Essentially, this means that other areas of the company will start to govern IT services directly.
A significant changeup
Rodney Gedda, a senior analyst with the firm, noted that in the past areas such as marketing and finance have had a say in what IT services they utilise, but thanks to on-demand procurement it's easier to take out the services directly – without going through IT.
"Today's operations and marketing managers rely on technology to deliver business outcomes and the CIO is no longer the source of all procurement decisions," Mr Gedda said.
A typical example of such a service is cloud computing, where a third party provider manages the services and supports them around the clock. All that's required from the business end is to simply sign up for the required services.
The impact on IT
While it may appear beneficial to have the IT demands of various departments alleviated to some extent, Telsyte noted that central IT still controls around 70 per cent of total spending value.
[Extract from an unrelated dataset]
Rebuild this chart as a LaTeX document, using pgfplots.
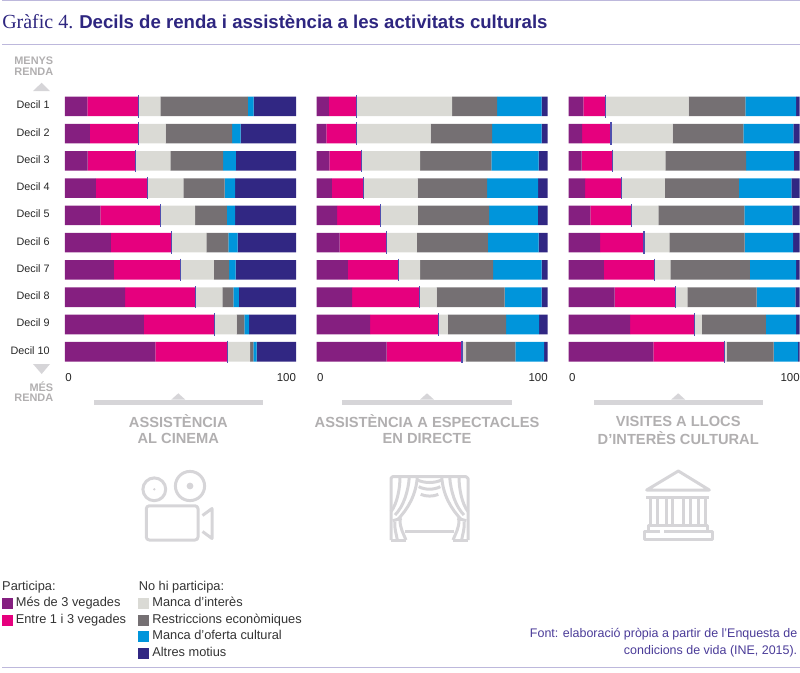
\documentclass[border=0pt]{standalone}
\usepackage{pgfplots}
\usepackage{pgfplotstable}
\usepackage{fontspec}
\pgfplotsset{compat=1.18}
\setmainfont{Liberation Sans}
\newfontfamily\serifttl{Liberation Serif}
\definecolor{cA}{HTML}{851F80}
\definecolor{cB}{HTML}{E6007E}
\definecolor{cC}{HTML}{DADAD5}
\definecolor{cD}{HTML}{757073}
\definecolor{cE}{HTML}{0095DB}
\definecolor{cF}{HTML}{312783}
\definecolor{navy}{HTML}{2E2680}
\definecolor{rulec}{HTML}{BDB8DC}
\definecolor{lab}{HTML}{B1AFB0}
\definecolor{icon}{HTML}{D6D5D8}
\definecolor{srcc}{HTML}{4A3B98}
\definecolor{sepc}{HTML}{4F4FAE}
% y  a: >3 times, b: 1-3 times, c: no interest, d: economic, e: no offer, f: other, p: a+b
\pgfplotstableread{
y a b c d e f p
1 9.7 22.0 9.6 37.9 2.5 18.3 31.7
2 10.8 20.9 11.9 28.7 3.7 24.0 31.7
3 9.8 20.8 15.0 22.9 5.5 26.0 30.6
4 13.4 22.4 15.4 17.9 4.6 26.3 35.8
5 15.3 26.1 14.9 13.8 3.6 26.3 41.4
6 19.9 26.3 15.0 9.5 4.0 25.3 46.2
7 21.2 28.7 14.5 6.7 2.8 26.1 49.9
8 26.0 30.3 11.8 4.8 2.4 24.7 56.3
9 34.1 30.5 9.7 3.3 2.1 20.3 64.6
10 39.1 31.3 9.7 1.4 1.5 17.0 70.4
}\tblA
\pgfplotstableread{
y a b c d e f p
1 5.3 12.0 41.3 19.5 19.3 2.6 17.3
2 4.2 13.1 32.0 26.6 21.5 2.6 17.3
3 5.5 13.7 25.6 30.8 20.5 3.9 19.2
4 6.6 13.7 23.4 30.1 22.0 4.2 20.3
5 8.8 18.7 16.3 30.8 21.1 4.3 27.5
6 9.9 20.4 13.1 30.7 22.0 3.9 30.3
7 13.5 22.1 9.2 31.6 21.0 2.6 35.6
8 15.3 29.1 7.5 29.4 16.1 2.6 44.4
9 23.1 29.5 4.2 25.2 14.3 3.7 52.6
10 30.3 32.6 1.8 21.3 12.4 1.6 62.9
}\tblB
\pgfplotstableread{
y a b c d e f p
1 6.3 9.6 36.0 24.6 21.9 1.6 15.9
2 5.8 12.5 26.7 30.6 21.7 2.7 18.3
3 5.6 13.2 23.0 35.0 20.7 2.5 18.8
4 7.1 15.8 18.7 32.1 22.7 3.6 22.9
5 9.4 17.7 11.7 37.2 20.8 3.2 27.1
6 13.6 19.0 11.0 32.6 20.9 2.9 32.6
7 15.2 22.0 6.8 34.4 20.0 1.6 37.2
8 19.9 26.4 5.1 30.0 16.7 1.9 46.3
9 26.6 27.8 3.2 27.8 13.0 1.6 54.4
10 36.7 30.8 0.9 20.3 10.6 0.7 67.5
}\tblC
\pgfplotsset{
  panel/.style={
    scale only axis, width=173.25pt, height=204.5pt, anchor=north west,
    xmin=0, xmax=100, ymin=0.5, ymax=10.5, y dir=reverse,
    axis line style={draw=none}, tick style={draw=none},
    xtick={0,100},
    xticklabels={\makebox[0pt][l]{\hspace{0.3pt}0},\makebox[0pt][r]{100}},
    x tick label style={font=\fontsize{8.6}{11}\selectfont, text=black!85, yshift=-2.2pt},
    ytick=\empty, clip=false,
  },
  barsty/.style={panel, xbar stacked, bar width=14.7pt},
  seg/.style={draw=none, fill=#1, forget plot},
  sw/.style={legend image code/.code={\fill[#1] (0pt,-3.75pt) rectangle (7.6pt,3.75pt);}},
}
\newcommand{\bars}[1]{%
  \addplot[seg=cA] table[x=a,y=y]{#1};
  \addplot[seg=cB] table[x=b,y=y]{#1};
  \addplot[seg=cC] table[x=c,y=y]{#1};
  \addplot[seg=cD] table[x=d,y=y]{#1};
  \addplot[seg=cE] table[x=e,y=y]{#1};
  \addplot[seg=cF] table[x=f,y=y]{#1};
}
\newcommand{\sepline}[2]{%
  \begin{axis}[panel, at={(#1,-69.525pt)}, xtick=\empty]
    \addplot[only marks, mark=|, mark size=8.4pt, mark options={draw=sepc, line width=0.8pt}] table[x=p,y=y]{#2};
  \end{axis}}
\begin{document}
\begin{tikzpicture}[x=0.75pt,y=-0.75pt]
\path[use as bounding box] (0,0) rectangle (800,672);
% rules and title
\draw[rulec, line width=0.8pt] (2,0.6) -- (800,0.6);
\draw[rulec, line width=0.8pt] (2,44.3) -- (800,44.3);
\draw[rulec, line width=0.8pt] (2,667.6) -- (800,667.6);
\node[anchor=base west, inner sep=0, text=navy, font=\serifttl\fontsize{15}{18}\selectfont] at (2,28.3) {Gràfic 4.};
\node[anchor=base west, inner sep=0, text=navy, font=\bfseries\fontsize{13.95}{18}\selectfont] at (79,28.3) {Decils de renda i assistència a les activitats culturals};
% panel 1
\begin{axis}[barsty, at={(48.75pt,-69.525pt)},
  ytick={1,...,10},
  yticklabels={Decil 1,Decil 2,Decil 3,Decil 4,Decil 5,Decil 6,Decil 7,Decil 8,Decil 9,Decil 10},
  y tick label style={font=\fontsize{8.1}{11}\selectfont, text=black!85, anchor=east, xshift=-8pt, yshift=1.1pt},
  legend columns=2,
  legend cell align=left,
  legend style={draw=none, fill=none, anchor=north west,
    at={(axis description cs:-0.274,-0.783)},
    inner sep=0pt, outer sep=0pt, column sep=0pt, row sep=0pt,
    font=\fontsize{9.6}{11}\selectfont,
    text=black!80,
    nodes={inner sep=0pt, outer sep=0pt, text height=8.6pt, text depth=3.8pt},
    /tikz/every even column/.append style={column sep=0pt},
  },
]
  \bars{\tblA}
  \addlegendimage{empty legend}\addlegendentry{\hspace*{-7.6pt}\makebox[94.4pt][l]{Participa:}}
  \addlegendimage{empty legend}\addlegendentry{\hspace*{-7.6pt}No hi participa:}
  \addlegendimage{sw=cA}\addlegendentry{\hspace*{2.6pt}\makebox[91.8pt][l]{Més de 3 vegades}}
  \addlegendimage{sw=cC}\addlegendentry{\hspace*{2.6pt}Manca d’interès}
  \addlegendimage{sw=cB}\addlegendentry{\hspace*{2.6pt}\makebox[91.8pt][l]{Entre 1 i 3 vegades}}
  \addlegendimage{sw=cD}\addlegendentry{\hspace*{2.6pt}Restriccions econòmiques}
  \addlegendimage{empty legend}\addlegendentry{}
  \addlegendimage{sw=cE}\addlegendentry{\hspace*{2.6pt}Manca d’oferta cultural}
  \addlegendimage{empty legend}\addlegendentry{}
  \addlegendimage{sw=cF}\addlegendentry{\hspace*{2.6pt}Altres motius}
\end{axis}
\sepline{48.75pt}{\tblA}
\begin{axis}[barsty, at={(237.525pt,-69.525pt)}] \bars{\tblB} \end{axis}
\sepline{237.525pt}{\tblB}
\begin{axis}[barsty, at={(426.525pt,-69.525pt)}] \bars{\tblC} \end{axis}
\sepline{426.525pt}{\tblC}
% income direction
\tikzset{inc/.style={anchor=east, inner sep=0, text=lab, font=\bfseries\fontsize{8.2}{9}\selectfont}}
\node[inc] at (53.5,61) {MENYS};
\node[inc] at (53.5,71.5) {RENDA};
\fill[icon] (33,91) -- (41.7,82.7) -- (50,91) -- cycle;
\fill[icon] (33,364) -- (41.7,374) -- (50,364) -- cycle;
\node[inc] at (53.5,387) {MÉS};
\node[inc] at (53.5,398) {RENDA};
% connector brackets
\foreach \a/\b/\c in {93.7/263/178.3,342.3/511.7/427,593.7/762.7/678.2}{
  \fill[icon] (\a,399.5) rectangle (\b,404.7);
  \fill[icon] (\c-7,399.6) -- (\c,393.3) -- (\c+7,399.6) -- cycle;
}
% panel names
\tikzset{pn/.style={inner sep=0, text=lab, font=\bfseries\fontsize{11}{13}\selectfont}}
\node[pn] at (178.3,421.3) {ASSISTÈNCIA};
\node[pn] at (178.3,438.5) {AL CINEMA};
\node[pn] at (427,421.3) {ASSISTÈNCIA A ESPECTACLES};
\node[pn] at (427,438.5) {EN DIRECTE};
\node[pn] at (678.2,421.3) {VISITES A LLOCS};
\node[pn] at (678.2,438.5) {D’INTERÈS CULTURAL};
% camera icon
\begin{scope}[icon, line width=2.25pt, line join=round]
  \draw (190,486) circle (14.6);
  \fill (190,486) circle (3.4);
  \draw (154.3,489.3) circle (11.4);
  \fill (154.3,489.3) circle (1.3);
  \draw[rounded corners=2.2pt] (146.3,505.8) rectangle (198,540);
  \draw (202.5,515.5) -- (212,508.5) -- (212,538.5) -- (202.5,531.5);
\end{scope}
% curtain icon
\begin{scope}[shift={(380,465)}, x=0.25pt, y=-0.25pt, icon, line width=2.25pt, line join=round]
  \draw (33,225) -- (33,40) -- (38,35) -- (258,35) -- (264,40) -- (264,225);
  \draw (75,200) -- (222,200);
  \foreach \s/\o in {1/0,-1/297}{
    \begin{scope}[shift={(\o,0)}, xscale=\s]
      \draw (112,35) .. controls (108,90) and (85,130) .. (52,165);
      \draw (88,35) .. controls (85,80) and (70,125) .. (45,150);
      \draw (60,35) .. controls (60,70) and (52,115) .. (33,140);
      \draw (38,167) -- (65,160);
      \draw (60,165) .. controls (60,190) and (70,205) .. (78,225);
      \draw (45,170) .. controls (42,190) and (50,210) .. (52,225);
      \draw (33,225) -- (78,225);
    \end{scope}
  }
  \draw (112,45) .. controls (135,55) and (162,55) .. (185,45);
  \draw (116,65) .. controls (135,75) and (162,75) .. (181,65);
  \draw (122,88) .. controls (138,95) and (160,95) .. (175,88);
\end{scope}
% temple icon
\begin{scope}[shift={(630,465)}, x=0.25pt, y=-0.25pt, icon, line width=2.25pt, line join=round]
  \draw (50,75) -- (145,18) -- (238,75) -- cycle;
  \draw (48,96) -- (238,96);
  \foreach \c in {62,82,108,128,160,180,206,226}{\draw (\c,98) -- (\c,176);}
  \draw (56,200) -- (56,180) -- (232,180) -- (232,200);
  \draw (90,200) -- (43,200) -- (43,224) -- (247,224) -- (247,200) -- (102,200);
\end{scope}
% source
\node[anchor=east, inner sep=0, text=srcc, font=\fontsize{9.35}{11}\selectfont] at (797.5,634.5) {Font: elaboració pròpia a partir de l’Enquesta de};
\node[anchor=east, inner sep=0, text=srcc, font=\fontsize{9.35}{11}\selectfont] at (797.5,651.7) {condicions de vida (INE, 2015).};
\end{tikzpicture}
\end{document}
What's more, IT budgets are expected to grow even higher this year, which will in turn require a staffing increase to keep up with demand.
Telsyte explained that cloud computing services, mobility and telephony were all key areas of focus for this year – but bigger changes are on the horizon.
Wearable computers and other consumer technologies will start to impact many organisations, given the undeniable benefits of the new devices.
"Like smartphones before them, wearable computers like augmented reality headsets might have business applications and people will find ways to be productive with them at work."
This year will mean big changes for the IT departments in a number of Australian organisations, and preparation will of course be critical to success. Frameworks such as ITIL can play a significant role, giving staff the right education to utilise IT correctly.
An IT spending shakeup is on the way, and prepared businesses stand the best chance of weathering the changes.